Leave out any pictures and transcribe all other data below exactly.

* **RECORDS**:
begin

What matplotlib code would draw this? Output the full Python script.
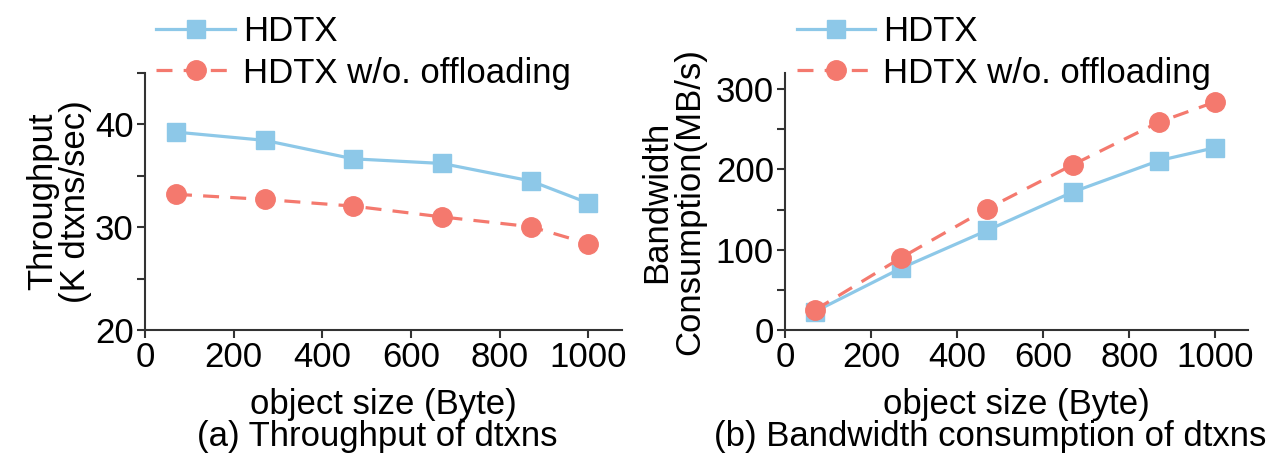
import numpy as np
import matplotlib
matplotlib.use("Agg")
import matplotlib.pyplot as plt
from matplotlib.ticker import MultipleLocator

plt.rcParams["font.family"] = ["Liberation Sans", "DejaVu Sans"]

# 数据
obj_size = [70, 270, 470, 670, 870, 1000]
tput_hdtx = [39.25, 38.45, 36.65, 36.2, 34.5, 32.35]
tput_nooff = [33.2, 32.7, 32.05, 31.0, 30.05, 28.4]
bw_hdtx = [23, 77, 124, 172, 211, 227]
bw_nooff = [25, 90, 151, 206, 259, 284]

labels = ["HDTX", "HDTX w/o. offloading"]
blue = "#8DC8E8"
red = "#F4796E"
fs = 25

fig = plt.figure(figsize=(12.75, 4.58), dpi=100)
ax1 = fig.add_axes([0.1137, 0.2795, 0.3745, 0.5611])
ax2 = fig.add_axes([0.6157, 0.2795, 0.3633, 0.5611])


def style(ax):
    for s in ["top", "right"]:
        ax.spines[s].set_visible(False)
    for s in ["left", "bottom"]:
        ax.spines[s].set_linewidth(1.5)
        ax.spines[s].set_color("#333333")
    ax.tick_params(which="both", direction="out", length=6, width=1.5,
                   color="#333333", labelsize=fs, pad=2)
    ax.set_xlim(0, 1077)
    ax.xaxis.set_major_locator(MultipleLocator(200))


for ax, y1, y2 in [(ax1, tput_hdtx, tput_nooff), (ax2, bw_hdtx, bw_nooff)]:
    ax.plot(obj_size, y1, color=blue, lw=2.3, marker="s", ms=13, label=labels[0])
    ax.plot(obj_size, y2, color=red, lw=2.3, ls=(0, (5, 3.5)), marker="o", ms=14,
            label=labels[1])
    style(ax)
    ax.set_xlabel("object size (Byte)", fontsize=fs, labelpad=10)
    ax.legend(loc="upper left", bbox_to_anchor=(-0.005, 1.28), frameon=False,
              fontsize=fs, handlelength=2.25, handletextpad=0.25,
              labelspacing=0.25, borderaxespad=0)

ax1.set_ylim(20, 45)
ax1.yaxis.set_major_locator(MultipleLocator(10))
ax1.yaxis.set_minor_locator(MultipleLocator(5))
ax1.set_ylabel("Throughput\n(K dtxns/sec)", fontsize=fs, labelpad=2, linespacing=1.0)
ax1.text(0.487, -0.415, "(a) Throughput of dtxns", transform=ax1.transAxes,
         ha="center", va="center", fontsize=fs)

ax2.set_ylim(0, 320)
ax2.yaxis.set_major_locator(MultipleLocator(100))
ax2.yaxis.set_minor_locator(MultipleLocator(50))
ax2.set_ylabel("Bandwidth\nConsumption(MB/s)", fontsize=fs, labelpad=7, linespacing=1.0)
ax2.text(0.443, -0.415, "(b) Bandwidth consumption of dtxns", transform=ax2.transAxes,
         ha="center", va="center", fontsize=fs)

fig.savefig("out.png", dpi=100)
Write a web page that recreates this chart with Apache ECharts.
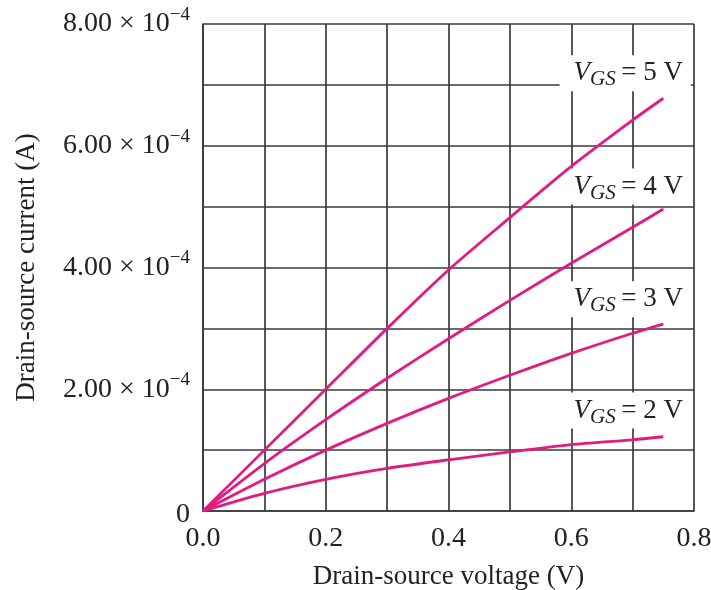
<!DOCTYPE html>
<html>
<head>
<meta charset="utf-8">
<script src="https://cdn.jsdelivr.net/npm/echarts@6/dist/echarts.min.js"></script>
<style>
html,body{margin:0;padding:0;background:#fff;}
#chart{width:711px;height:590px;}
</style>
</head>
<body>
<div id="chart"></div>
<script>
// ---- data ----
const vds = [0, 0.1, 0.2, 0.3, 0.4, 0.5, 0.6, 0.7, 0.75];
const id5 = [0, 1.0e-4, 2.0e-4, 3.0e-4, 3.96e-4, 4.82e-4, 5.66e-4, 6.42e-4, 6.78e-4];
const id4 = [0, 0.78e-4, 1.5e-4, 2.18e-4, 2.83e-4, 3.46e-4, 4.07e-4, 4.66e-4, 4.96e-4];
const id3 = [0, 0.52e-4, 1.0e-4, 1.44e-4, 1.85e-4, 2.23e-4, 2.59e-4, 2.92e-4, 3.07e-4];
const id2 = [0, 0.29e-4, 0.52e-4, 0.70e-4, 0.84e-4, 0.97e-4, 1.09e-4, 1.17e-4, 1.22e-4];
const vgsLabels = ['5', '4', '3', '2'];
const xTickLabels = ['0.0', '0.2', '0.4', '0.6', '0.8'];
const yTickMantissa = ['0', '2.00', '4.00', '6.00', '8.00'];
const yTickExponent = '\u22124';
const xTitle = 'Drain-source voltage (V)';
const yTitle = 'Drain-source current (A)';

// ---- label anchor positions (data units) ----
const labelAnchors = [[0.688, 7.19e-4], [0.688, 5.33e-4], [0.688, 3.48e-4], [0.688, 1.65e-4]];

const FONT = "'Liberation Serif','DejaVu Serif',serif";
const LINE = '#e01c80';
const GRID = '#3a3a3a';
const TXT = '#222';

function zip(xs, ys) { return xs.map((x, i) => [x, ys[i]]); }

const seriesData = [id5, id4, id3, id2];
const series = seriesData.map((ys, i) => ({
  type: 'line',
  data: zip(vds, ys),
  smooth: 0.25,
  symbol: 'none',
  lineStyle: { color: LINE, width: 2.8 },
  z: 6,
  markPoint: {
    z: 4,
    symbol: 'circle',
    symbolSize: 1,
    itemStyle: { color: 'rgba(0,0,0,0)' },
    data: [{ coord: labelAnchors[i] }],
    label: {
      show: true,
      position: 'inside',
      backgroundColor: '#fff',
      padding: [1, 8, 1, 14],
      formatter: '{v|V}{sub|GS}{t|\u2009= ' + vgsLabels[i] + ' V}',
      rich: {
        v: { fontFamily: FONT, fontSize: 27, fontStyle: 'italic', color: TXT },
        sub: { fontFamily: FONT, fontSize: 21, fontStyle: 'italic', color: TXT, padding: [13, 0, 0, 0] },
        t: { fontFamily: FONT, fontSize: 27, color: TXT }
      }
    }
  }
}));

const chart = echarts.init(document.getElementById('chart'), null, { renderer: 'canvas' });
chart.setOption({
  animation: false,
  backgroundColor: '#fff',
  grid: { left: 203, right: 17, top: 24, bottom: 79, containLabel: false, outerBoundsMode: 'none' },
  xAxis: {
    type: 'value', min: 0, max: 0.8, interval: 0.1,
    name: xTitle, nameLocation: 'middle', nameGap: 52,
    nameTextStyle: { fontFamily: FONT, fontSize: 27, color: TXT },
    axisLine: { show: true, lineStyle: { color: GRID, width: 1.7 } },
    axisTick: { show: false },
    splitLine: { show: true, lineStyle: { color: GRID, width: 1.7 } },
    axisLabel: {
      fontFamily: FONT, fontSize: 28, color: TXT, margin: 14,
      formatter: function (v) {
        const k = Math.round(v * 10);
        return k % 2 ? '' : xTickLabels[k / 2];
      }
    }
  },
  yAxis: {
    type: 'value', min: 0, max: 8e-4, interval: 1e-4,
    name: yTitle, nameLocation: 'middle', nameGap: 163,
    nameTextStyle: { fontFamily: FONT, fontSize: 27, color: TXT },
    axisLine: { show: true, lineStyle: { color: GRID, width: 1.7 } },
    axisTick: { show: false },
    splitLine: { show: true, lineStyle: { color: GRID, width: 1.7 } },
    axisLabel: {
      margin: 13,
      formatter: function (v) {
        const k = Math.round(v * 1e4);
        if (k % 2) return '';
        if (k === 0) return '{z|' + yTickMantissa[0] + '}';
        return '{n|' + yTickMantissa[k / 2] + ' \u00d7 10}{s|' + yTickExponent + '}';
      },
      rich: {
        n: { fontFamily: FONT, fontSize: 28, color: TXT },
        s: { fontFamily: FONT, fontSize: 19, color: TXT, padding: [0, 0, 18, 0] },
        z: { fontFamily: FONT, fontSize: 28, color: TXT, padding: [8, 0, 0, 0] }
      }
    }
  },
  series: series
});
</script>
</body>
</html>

end

* **THE SOLUTION**:
What matplotlib code would draw this? Output the full Python script.
import numpy as np
import matplotlib
matplotlib.use("Agg")
import matplotlib.pyplot as plt
from matplotlib.ticker import MultipleLocator

plt.rcParams["font.family"] = ["Liberation Sans", "DejaVu Sans"]

# 数据
obj_size = [70, 270, 470, 670, 870, 1000]
tput_hdtx = [39.25, 38.45, 36.65, 36.2, 34.5, 32.35]
tput_nooff = [33.2, 32.7, 32.05, 31.0, 30.05, 28.4]
bw_hdtx = [23, 77, 124, 172, 211, 227]
bw_nooff = [25, 90, 151, 206, 259, 284]

labels = ["HDTX", "HDTX w/o. offloading"]
blue = "#8DC8E8"
red = "#F4796E"
fs = 25

fig = plt.figure(figsize=(12.75, 4.58), dpi=100)
ax1 = fig.add_axes([0.1137, 0.2795, 0.3745, 0.5611])
ax2 = fig.add_axes([0.6157, 0.2795, 0.3633, 0.5611])


def style(ax):
    for s in ["top", "right"]:
        ax.spines[s].set_visible(False)
    for s in ["left", "bottom"]:
        ax.spines[s].set_linewidth(1.5)
        ax.spines[s].set_color("#333333")
    ax.tick_params(which="both", direction="out", length=6, width=1.5,
                   color="#333333", labelsize=fs, pad=2)
    ax.set_xlim(0, 1077)
    ax.xaxis.set_major_locator(MultipleLocator(200))


for ax, y1, y2 in [(ax1, tput_hdtx, tput_nooff), (ax2, bw_hdtx, bw_nooff)]:
    ax.plot(obj_size, y1, color=blue, lw=2.3, marker="s", ms=13, label=labels[0])
    ax.plot(obj_size, y2, color=red, lw=2.3, ls=(0, (5, 3.5)), marker="o", ms=14,
            label=labels[1])
    style(ax)
    ax.set_xlabel("object size (Byte)", fontsize=fs, labelpad=10)
    ax.legend(loc="upper left", bbox_to_anchor=(-0.005, 1.28), frameon=False,
              fontsize=fs, handlelength=2.25, handletextpad=0.25,
              labelspacing=0.25, borderaxespad=0)

ax1.set_ylim(20, 45)
ax1.yaxis.set_major_locator(MultipleLocator(10))
ax1.yaxis.set_minor_locator(MultipleLocator(5))
ax1.set_ylabel("Throughput\n(K dtxns/sec)", fontsize=fs, labelpad=2, linespacing=1.0)
ax1.text(0.487, -0.415, "(a) Throughput of dtxns", transform=ax1.transAxes,
         ha="center", va="center", fontsize=fs)

ax2.set_ylim(0, 320)
ax2.yaxis.set_major_locator(MultipleLocator(100))
ax2.yaxis.set_minor_locator(MultipleLocator(50))
ax2.set_ylabel("Bandwidth\nConsumption(MB/s)", fontsize=fs, labelpad=7, linespacing=1.0)
ax2.text(0.443, -0.415, "(b) Bandwidth consumption of dtxns", transform=ax2.transAxes,
         ha="center", va="center", fontsize=fs)

fig.savefig("out.png", dpi=100)
Write a web page that recreates this chart with Apache ECharts.
<!DOCTYPE html>
<html>
<head>
<meta charset="utf-8">
<script src="https://cdn.jsdelivr.net/npm/echarts@6/dist/echarts.min.js"></script>
<style>
html,body{margin:0;padding:0;background:#fff;}
#chart{width:711px;height:590px;}
</style>
</head>
<body>
<div id="chart"></div>
<script>
// ---- data ----
const vds = [0, 0.1, 0.2, 0.3, 0.4, 0.5, 0.6, 0.7, 0.75];
const id5 = [0, 1.0e-4, 2.0e-4, 3.0e-4, 3.96e-4, 4.82e-4, 5.66e-4, 6.42e-4, 6.78e-4];
const id4 = [0, 0.78e-4, 1.5e-4, 2.18e-4, 2.83e-4, 3.46e-4, 4.07e-4, 4.66e-4, 4.96e-4];
const id3 = [0, 0.52e-4, 1.0e-4, 1.44e-4, 1.85e-4, 2.23e-4, 2.59e-4, 2.92e-4, 3.07e-4];
const id2 = [0, 0.29e-4, 0.52e-4, 0.70e-4, 0.84e-4, 0.97e-4, 1.09e-4, 1.17e-4, 1.22e-4];
const vgsLabels = ['5', '4', '3', '2'];
const xTickLabels = ['0.0', '0.2', '0.4', '0.6', '0.8'];
const yTickMantissa = ['0', '2.00', '4.00', '6.00', '8.00'];
const yTickExponent = '\u22124';
const xTitle = 'Drain-source voltage (V)';
const yTitle = 'Drain-source current (A)';

// ---- label anchor positions (data units) ----
const labelAnchors = [[0.688, 7.19e-4], [0.688, 5.33e-4], [0.688, 3.48e-4], [0.688, 1.65e-4]];

const FONT = "'Liberation Serif','DejaVu Serif',serif";
const LINE = '#e01c80';
const GRID = '#3a3a3a';
const TXT = '#222';

function zip(xs, ys) { return xs.map((x, i) => [x, ys[i]]); }

const seriesData = [id5, id4, id3, id2];
const series = seriesData.map((ys, i) => ({
  type: 'line',
  data: zip(vds, ys),
  smooth: 0.25,
  symbol: 'none',
  lineStyle: { color: LINE, width: 2.8 },
  z: 6,
  markPoint: {
    z: 4,
    symbol: 'circle',
    symbolSize: 1,
    itemStyle: { color: 'rgba(0,0,0,0)' },
    data: [{ coord: labelAnchors[i] }],
    label: {
      show: true,
      position: 'inside',
      backgroundColor: '#fff',
      padding: [1, 8, 1, 14],
      formatter: '{v|V}{sub|GS}{t|\u2009= ' + vgsLabels[i] + ' V}',
      rich: {
        v: { fontFamily: FONT, fontSize: 27, fontStyle: 'italic', color: TXT },
        sub: { fontFamily: FONT, fontSize: 21, fontStyle: 'italic', color: TXT, padding: [13, 0, 0, 0] },
        t: { fontFamily: FONT, fontSize: 27, color: TXT }
      }
    }
  }
}));

const chart = echarts.init(document.getElementById('chart'), null, { renderer: 'canvas' });
chart.setOption({
  animation: false,
  backgroundColor: '#fff',
  grid: { left: 203, right: 17, top: 24, bottom: 79, containLabel: false, outerBoundsMode: 'none' },
  xAxis: {
    type: 'value', min: 0, max: 0.8, interval: 0.1,
    name: xTitle, nameLocation: 'middle', nameGap: 52,
    nameTextStyle: { fontFamily: FONT, fontSize: 27, color: TXT },
    axisLine: { show: true, lineStyle: { color: GRID, width: 1.7 } },
    axisTick: { show: false },
    splitLine: { show: true, lineStyle: { color: GRID, width: 1.7 } },
    axisLabel: {
      fontFamily: FONT, fontSize: 28, color: TXT, margin: 14,
      formatter: function (v) {
        const k = Math.round(v * 10);
        return k % 2 ? '' : xTickLabels[k / 2];
      }
    }
  },
  yAxis: {
    type: 'value', min: 0, max: 8e-4, interval: 1e-4,
    name: yTitle, nameLocation: 'middle', nameGap: 163,
    nameTextStyle: { fontFamily: FONT, fontSize: 27, color: TXT },
    axisLine: { show: true, lineStyle: { color: GRID, width: 1.7 } },
    axisTick: { show: false },
    splitLine: { show: true, lineStyle: { color: GRID, width: 1.7 } },
    axisLabel: {
      margin: 13,
      formatter: function (v) {
        const k = Math.round(v * 1e4);
        if (k % 2) return '';
        if (k === 0) return '{z|' + yTickMantissa[0] + '}';
        return '{n|' + yTickMantissa[k / 2] + ' \u00d7 10}{s|' + yTickExponent + '}';
      },
      rich: {
        n: { fontFamily: FONT, fontSize: 28, color: TXT },
        s: { fontFamily: FONT, fontSize: 19, color: TXT, padding: [0, 0, 18, 0] },
        z: { fontFamily: FONT, fontSize: 28, color: TXT, padding: [8, 0, 0, 0] }
      }
    }
  },
  series: series
});
</script>
</body>
</html>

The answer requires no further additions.